⟨

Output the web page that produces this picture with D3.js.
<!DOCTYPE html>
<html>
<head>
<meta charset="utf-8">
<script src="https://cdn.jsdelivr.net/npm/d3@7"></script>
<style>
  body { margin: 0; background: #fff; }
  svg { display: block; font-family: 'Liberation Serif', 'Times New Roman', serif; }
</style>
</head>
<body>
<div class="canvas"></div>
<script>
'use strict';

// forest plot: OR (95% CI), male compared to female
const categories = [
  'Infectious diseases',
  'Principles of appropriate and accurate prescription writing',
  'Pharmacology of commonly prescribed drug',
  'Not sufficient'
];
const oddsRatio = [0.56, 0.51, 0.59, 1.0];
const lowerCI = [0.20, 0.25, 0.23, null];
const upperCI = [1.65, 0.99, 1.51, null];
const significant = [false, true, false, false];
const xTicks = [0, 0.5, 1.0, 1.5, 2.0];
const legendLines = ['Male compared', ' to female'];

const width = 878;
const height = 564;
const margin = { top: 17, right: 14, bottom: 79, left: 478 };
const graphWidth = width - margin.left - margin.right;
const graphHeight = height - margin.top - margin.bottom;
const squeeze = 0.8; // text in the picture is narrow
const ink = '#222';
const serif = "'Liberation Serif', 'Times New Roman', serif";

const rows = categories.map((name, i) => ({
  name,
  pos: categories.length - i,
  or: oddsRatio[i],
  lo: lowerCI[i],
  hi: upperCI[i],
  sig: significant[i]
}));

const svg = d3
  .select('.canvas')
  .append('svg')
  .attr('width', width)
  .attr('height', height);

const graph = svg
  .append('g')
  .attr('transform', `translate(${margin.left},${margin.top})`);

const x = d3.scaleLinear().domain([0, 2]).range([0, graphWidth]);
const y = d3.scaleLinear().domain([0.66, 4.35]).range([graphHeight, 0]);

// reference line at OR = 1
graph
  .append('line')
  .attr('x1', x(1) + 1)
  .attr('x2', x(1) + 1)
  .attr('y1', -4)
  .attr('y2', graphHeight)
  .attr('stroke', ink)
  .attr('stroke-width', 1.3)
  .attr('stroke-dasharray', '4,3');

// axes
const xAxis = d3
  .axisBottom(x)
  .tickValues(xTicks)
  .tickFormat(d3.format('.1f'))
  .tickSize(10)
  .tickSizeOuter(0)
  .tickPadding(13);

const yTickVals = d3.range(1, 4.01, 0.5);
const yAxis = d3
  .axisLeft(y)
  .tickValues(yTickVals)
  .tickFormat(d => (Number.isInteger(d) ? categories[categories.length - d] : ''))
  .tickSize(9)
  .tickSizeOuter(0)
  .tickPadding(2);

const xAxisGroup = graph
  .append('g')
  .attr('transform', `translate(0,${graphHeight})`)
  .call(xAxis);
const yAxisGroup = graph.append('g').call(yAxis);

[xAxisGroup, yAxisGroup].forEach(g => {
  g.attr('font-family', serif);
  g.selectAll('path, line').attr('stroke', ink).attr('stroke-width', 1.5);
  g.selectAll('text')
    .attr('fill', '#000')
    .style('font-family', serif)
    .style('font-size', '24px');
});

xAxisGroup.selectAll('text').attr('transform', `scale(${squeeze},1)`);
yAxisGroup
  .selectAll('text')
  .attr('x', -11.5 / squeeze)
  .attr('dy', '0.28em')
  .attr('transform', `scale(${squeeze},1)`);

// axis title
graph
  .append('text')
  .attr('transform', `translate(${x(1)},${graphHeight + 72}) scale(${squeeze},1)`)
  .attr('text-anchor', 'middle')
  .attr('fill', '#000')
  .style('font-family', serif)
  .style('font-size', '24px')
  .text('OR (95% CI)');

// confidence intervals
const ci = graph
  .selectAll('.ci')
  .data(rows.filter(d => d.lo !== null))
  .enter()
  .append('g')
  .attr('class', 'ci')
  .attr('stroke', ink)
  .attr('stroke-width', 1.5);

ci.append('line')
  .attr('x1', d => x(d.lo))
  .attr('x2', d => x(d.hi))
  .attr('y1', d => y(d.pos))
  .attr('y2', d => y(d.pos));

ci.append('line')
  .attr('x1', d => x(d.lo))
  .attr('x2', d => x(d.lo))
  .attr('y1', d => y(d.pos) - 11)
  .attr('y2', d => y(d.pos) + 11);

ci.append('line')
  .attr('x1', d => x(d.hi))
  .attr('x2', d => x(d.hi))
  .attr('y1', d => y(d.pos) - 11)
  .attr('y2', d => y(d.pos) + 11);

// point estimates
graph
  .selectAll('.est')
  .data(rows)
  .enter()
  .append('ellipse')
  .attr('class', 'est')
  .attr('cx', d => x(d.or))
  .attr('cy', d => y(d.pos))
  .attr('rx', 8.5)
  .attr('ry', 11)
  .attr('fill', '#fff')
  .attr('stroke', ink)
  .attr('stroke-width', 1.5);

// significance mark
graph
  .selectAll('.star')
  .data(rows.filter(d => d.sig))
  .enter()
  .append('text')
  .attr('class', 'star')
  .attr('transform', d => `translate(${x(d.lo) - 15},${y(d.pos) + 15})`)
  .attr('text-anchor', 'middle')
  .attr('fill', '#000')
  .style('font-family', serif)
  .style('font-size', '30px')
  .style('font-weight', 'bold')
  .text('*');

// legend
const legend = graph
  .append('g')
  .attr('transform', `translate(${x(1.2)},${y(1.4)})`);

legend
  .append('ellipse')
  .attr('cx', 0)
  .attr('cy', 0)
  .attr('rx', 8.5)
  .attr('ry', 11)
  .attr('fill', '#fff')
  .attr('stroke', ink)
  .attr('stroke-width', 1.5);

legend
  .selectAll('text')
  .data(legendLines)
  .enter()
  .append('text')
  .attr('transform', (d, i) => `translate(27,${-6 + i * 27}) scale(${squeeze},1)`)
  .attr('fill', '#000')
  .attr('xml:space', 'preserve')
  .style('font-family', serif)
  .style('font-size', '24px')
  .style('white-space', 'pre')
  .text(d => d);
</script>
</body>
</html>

⟩

▶ [Goal of the exercise]
Return the listing above in its exact form.

▶ [Solution for this problem]
Output the web page that produces this picture with D3.js.
<!DOCTYPE html>
<html>
<head>
<meta charset="utf-8">
<script src="https://cdn.jsdelivr.net/npm/d3@7"></script>
<style>
  body { margin: 0; background: #fff; }
  svg { display: block; font-family: 'Liberation Serif', 'Times New Roman', serif; }
</style>
</head>
<body>
<div class="canvas"></div>
<script>
'use strict';

// forest plot: OR (95% CI), male compared to female
const categories = [
  'Infectious diseases',
  'Principles of appropriate and accurate prescription writing',
  'Pharmacology of commonly prescribed drug',
  'Not sufficient'
];
const oddsRatio = [0.56, 0.51, 0.59, 1.0];
const lowerCI = [0.20, 0.25, 0.23, null];
const upperCI = [1.65, 0.99, 1.51, null];
const significant = [false, true, false, false];
const xTicks = [0, 0.5, 1.0, 1.5, 2.0];
const legendLines = ['Male compared', ' to female'];

const width = 878;
const height = 564;
const margin = { top: 17, right: 14, bottom: 79, left: 478 };
const graphWidth = width - margin.left - margin.right;
const graphHeight = height - margin.top - margin.bottom;
const squeeze = 0.8; // text in the picture is narrow
const ink = '#222';
const serif = "'Liberation Serif', 'Times New Roman', serif";

const rows = categories.map((name, i) => ({
  name,
  pos: categories.length - i,
  or: oddsRatio[i],
  lo: lowerCI[i],
  hi: upperCI[i],
  sig: significant[i]
}));

const svg = d3
  .select('.canvas')
  .append('svg')
  .attr('width', width)
  .attr('height', height);

const graph = svg
  .append('g')
  .attr('transform', `translate(${margin.left},${margin.top})`);

const x = d3.scaleLinear().domain([0, 2]).range([0, graphWidth]);
const y = d3.scaleLinear().domain([0.66, 4.35]).range([graphHeight, 0]);

// reference line at OR = 1
graph
  .append('line')
  .attr('x1', x(1) + 1)
  .attr('x2', x(1) + 1)
  .attr('y1', -4)
  .attr('y2', graphHeight)
  .attr('stroke', ink)
  .attr('stroke-width', 1.3)
  .attr('stroke-dasharray', '4,3');

// axes
const xAxis = d3
  .axisBottom(x)
  .tickValues(xTicks)
  .tickFormat(d3.format('.1f'))
  .tickSize(10)
  .tickSizeOuter(0)
  .tickPadding(13);

const yTickVals = d3.range(1, 4.01, 0.5);
const yAxis = d3
  .axisLeft(y)
  .tickValues(yTickVals)
  .tickFormat(d => (Number.isInteger(d) ? categories[categories.length - d] : ''))
  .tickSize(9)
  .tickSizeOuter(0)
  .tickPadding(2);

const xAxisGroup = graph
  .append('g')
  .attr('transform', `translate(0,${graphHeight})`)
  .call(xAxis);
const yAxisGroup = graph.append('g').call(yAxis);

[xAxisGroup, yAxisGroup].forEach(g => {
  g.attr('font-family', serif);
  g.selectAll('path, line').attr('stroke', ink).attr('stroke-width', 1.5);
  g.selectAll('text')
    .attr('fill', '#000')
    .style('font-family', serif)
    .style('font-size', '24px');
});

xAxisGroup.selectAll('text').attr('transform', `scale(${squeeze},1)`);
yAxisGroup
  .selectAll('text')
  .attr('x', -11.5 / squeeze)
  .attr('dy', '0.28em')
  .attr('transform', `scale(${squeeze},1)`);

// axis title
graph
  .append('text')
  .attr('transform', `translate(${x(1)},${graphHeight + 72}) scale(${squeeze},1)`)
  .attr('text-anchor', 'middle')
  .attr('fill', '#000')
  .style('font-family', serif)
  .style('font-size', '24px')
  .text('OR (95% CI)');

// confidence intervals
const ci = graph
  .selectAll('.ci')
  .data(rows.filter(d => d.lo !== null))
  .enter()
  .append('g')
  .attr('class', 'ci')
  .attr('stroke', ink)
  .attr('stroke-width', 1.5);

ci.append('line')
  .attr('x1', d => x(d.lo))
  .attr('x2', d => x(d.hi))
  .attr('y1', d => y(d.pos))
  .attr('y2', d => y(d.pos));

ci.append('line')
  .attr('x1', d => x(d.lo))
  .attr('x2', d => x(d.lo))
  .attr('y1', d => y(d.pos) - 11)
  .attr('y2', d => y(d.pos) + 11);

ci.append('line')
  .attr('x1', d => x(d.hi))
  .attr('x2', d => x(d.hi))
  .attr('y1', d => y(d.pos) - 11)
  .attr('y2', d => y(d.pos) + 11);

// point estimates
graph
  .selectAll('.est')
  .data(rows)
  .enter()
  .append('ellipse')
  .attr('class', 'est')
  .attr('cx', d => x(d.or))
  .attr('cy', d => y(d.pos))
  .attr('rx', 8.5)
  .attr('ry', 11)
  .attr('fill', '#fff')
  .attr('stroke', ink)
  .attr('stroke-width', 1.5);

// significance mark
graph
  .selectAll('.star')
  .data(rows.filter(d => d.sig))
  .enter()
  .append('text')
  .attr('class', 'star')
  .attr('transform', d => `translate(${x(d.lo) - 15},${y(d.pos) + 15})`)
  .attr('text-anchor', 'middle')
  .attr('fill', '#000')
  .style('font-family', serif)
  .style('font-size', '30px')
  .style('font-weight', 'bold')
  .text('*');

// legend
const legend = graph
  .append('g')
  .attr('transform', `translate(${x(1.2)},${y(1.4)})`);

legend
  .append('ellipse')
  .attr('cx', 0)
  .attr('cy', 0)
  .attr('rx', 8.5)
  .attr('ry', 11)
  .attr('fill', '#fff')
  .attr('stroke', ink)
  .attr('stroke-width', 1.5);

legend
  .selectAll('text')
  .data(legendLines)
  .enter()
  .append('text')
  .attr('transform', (d, i) => `translate(27,${-6 + i * 27}) scale(${squeeze},1)`)
  .attr('fill', '#000')
  .attr('xml:space', 'preserve')
  .style('font-family', serif)
  .style('font-size', '24px')
  .style('white-space', 'pre')
  .text(d => d);
</script>
</body>
</html>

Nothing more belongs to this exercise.